An enterprise resource planning (ERP) consultant is a contract employee hired to implement, upgrade or support ERP systems that link various aspects of business into one central process. As an independent contractor, an ERP consultant hires out to a variety of businesses that leverage their skills to increase productivity and integrate vendor services. Generally, a consultant's expertise is judged on the breadth of knowledge and skills that he or she possesses and his or her ability to provide strategic advice, organize functions in a business environment and manage technical processes.
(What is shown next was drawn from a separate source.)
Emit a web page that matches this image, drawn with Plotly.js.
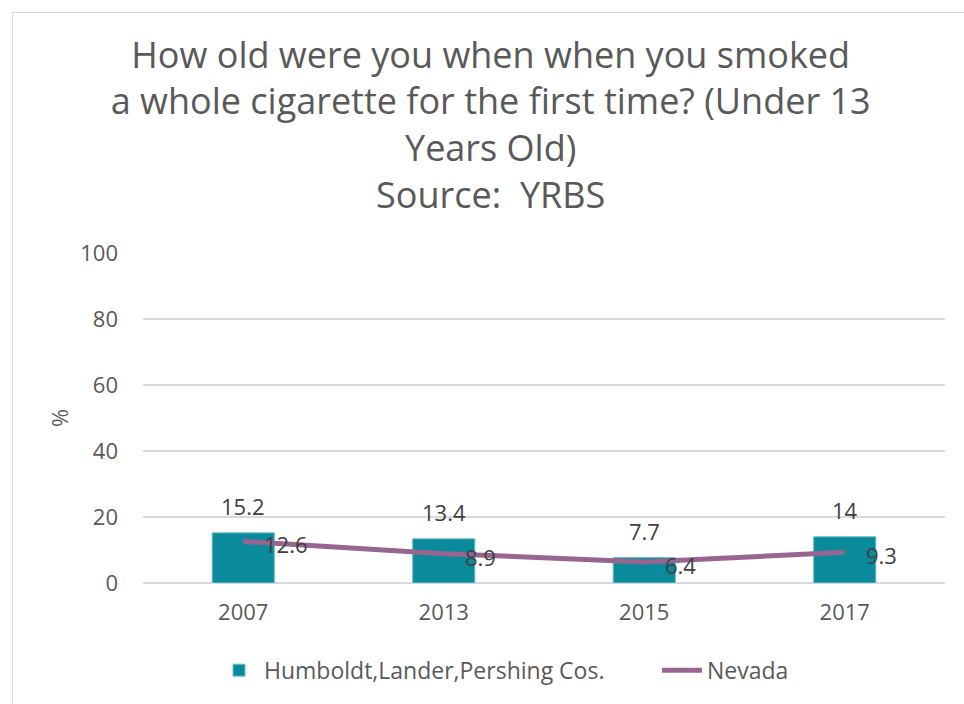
<!DOCTYPE html>
<html>
<head>
<meta charset="utf-8">
<script src="https://cdn.plot.ly/plotly-3.0.1.min.js"></script>
<style>
body{margin:0;padding:0;background:#fff;}
#wrap{position:relative;width:964px;height:704px;}
#chart{position:absolute;left:0;top:0;width:964px;height:704px;}
#frame{position:absolute;left:12px;top:12px;width:960px;height:700px;border:1px solid #d9d9d9;pointer-events:none;box-sizing:border-box;}
</style>
</head>
<body>
<div id="wrap"><div id="chart"></div><div id="frame"></div></div>
<script>
const years = ['2007', '2013', '2015', '2017'];
const countyValues = [15.2, 13.4, 7.7, 14];
const nevadaValues = [12.6, 8.9, 6.4, 9.3];
const yTicks = [0, 20, 40, 60, 80, 100];

const FONT = 'Open Sans, Noto Sans, sans-serif';
const textGray = '#595959';
const labelGray = '#404040';

const traces = [
  {
    type: 'bar',
    name: 'Humboldt,Lander,Pershing Cos.',
    x: years,
    y: countyValues,
    width: 0.31,
    marker: {color: '#0b8a9c', line: {color: '#6cc3cc', width: 1}},
    legend: 'legend',
    hoverinfo: 'x+y'
  },
  {
    type: 'scatter',
    mode: 'lines',
    name: 'Nevada',
    x: years,
    y: nevadaValues,
    line: {color: '#97658f', width: 5},
    legend: 'legend2',
    hoverinfo: 'x+y'
  }
];

// On a category axis, annotations are placed by category index
const annotations = [];
years.forEach((yr, i) => {
  annotations.push({
    x: i, y: countyValues[i], xref: 'x', yref: 'y',
    text: String(countyValues[i]), showarrow: false,
    yanchor: 'bottom', xanchor: 'center', yshift: 10,
    font: {family: FONT, size: 22, color: labelGray}
  });
  annotations.push({
    x: i, y: nevadaValues[i], xref: 'x', yref: 'y',
    text: String(nevadaValues[i]), showarrow: false,
    yanchor: 'middle', xanchor: 'left', xshift: 19, yshift: -3,
    font: {family: FONT, size: 22, color: labelGray}
  });
});

const legendBase = {
  orientation: 'h', xanchor: 'left', xref: 'container',
  y: 0.048, yanchor: 'middle', yref: 'container',
  font: {family: FONT, size: 23, color: textGray},
  itemwidth: 40, bgcolor: 'rgba(0,0,0,0)'
};

const layout = {
  width: 964, height: 704,
  margin: {l: 143, r: 19, t: 253, b: 121},
  paper_bgcolor: 'rgba(0,0,0,0)',
  plot_bgcolor: '#ffffff',
  font: {family: FONT, color: textGray, size: 22},
  title: {
    text: 'How old were you when when you smoked<br>a whole cigarette for the first time? (Under 13<br>Years Old)<br>Source:  YRBS',
    x: 0.509, xanchor: 'center', xref: 'container',
    y: 0.904, yanchor: 'top', yref: 'container',
    font: {family: FONT, size: 36, color: textGray}
  },
  xaxis: {
    type: 'category',
    showgrid: false, zeroline: false, showline: false,
    ticks: '', tickfont: {family: FONT, size: 22, color: textGray},
    ticklabelstandoff: 14
  },
  yaxis: {
    range: [0, 100], tickvals: yTicks, ticktext: yTicks.map(String),
    showgrid: true, gridcolor: '#d9d9d9', gridwidth: 1.5,
    zeroline: true, zerolinecolor: '#d9d9d9', zerolinewidth: 1.5,
    showline: false, ticks: '',
    tickfont: {family: FONT, size: 22, color: textGray},
    ticklabelstandoff: 24,
    title: {text: '%', font: {family: FONT, size: 22, color: textGray}, standoff: 5}
  },
  legend: Object.assign({}, legendBase, {x: 0.222}),
  legend2: Object.assign({}, legendBase, {x: 0.6815}),
  annotations: annotations,
  showlegend: true,
  bargap: 0.69
};

Plotly.newPlot('chart', traces, layout, {displayModeBar: false, staticPlot: true});
</script>
</body>
</html>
ERP systems facilitate business operations via a database that organizes and makes accessible large amounts of data for several business functions, including various areas of management, resource administration, finance, supply and manufacturing. Various businesses use their own internal systems and information technology personnel to handle many of these requirements, and they use components of the ERP platform only for selected functions. Successful ERP consultants are able to adapt to a client company's business processes to determine where ERP systems would be most useful. This allows them to act as bridges between technical teams, existing resource management systems and the new functions adopted with the ERP systems.
People who work as ERP consultants must be able to ensure proper distribution and handling of data while restructuring organizational hierarchies to align with ERP processes and corporate requirements. To accomplish this, a consultant must be able to communicate with users at all levels of the organization. He or she also must be able to instruct or train others and must respond to changes in business process requirements quickly with on-the-go strategies and solutions. It is also vital that any changes made to the business process be completed within the optimal time frame, with minimal cost and minimized risk.
ERP consultant training can be acquired through university-level education or through experience in real-world environments. Most choose relevant fields of study such as information technology, business information systems or management information systems. After the aspiring ERP consultant has earned a degree, additional ERP software training might be required before beginning work with different ERP modules. Online courses can provide additional educational resources, and after the ERP consultant becomes familiar with various ERP systems, the next step is training in diverse platforms. Consultants with a broader knowledge base in more applications have a stronger chance of finding employment.
An ERP consultant might be paid in a variety of ways. Some companies might set their own payment terms, but others might ask the consultant what his or her preference is. Payment can occur on an hourly basis or can be defined as set per-project fees. These fees might be paid up front, at the completion of a job or in periodic increments. Contracts can be renegotiated should the project expand outside the initial scope.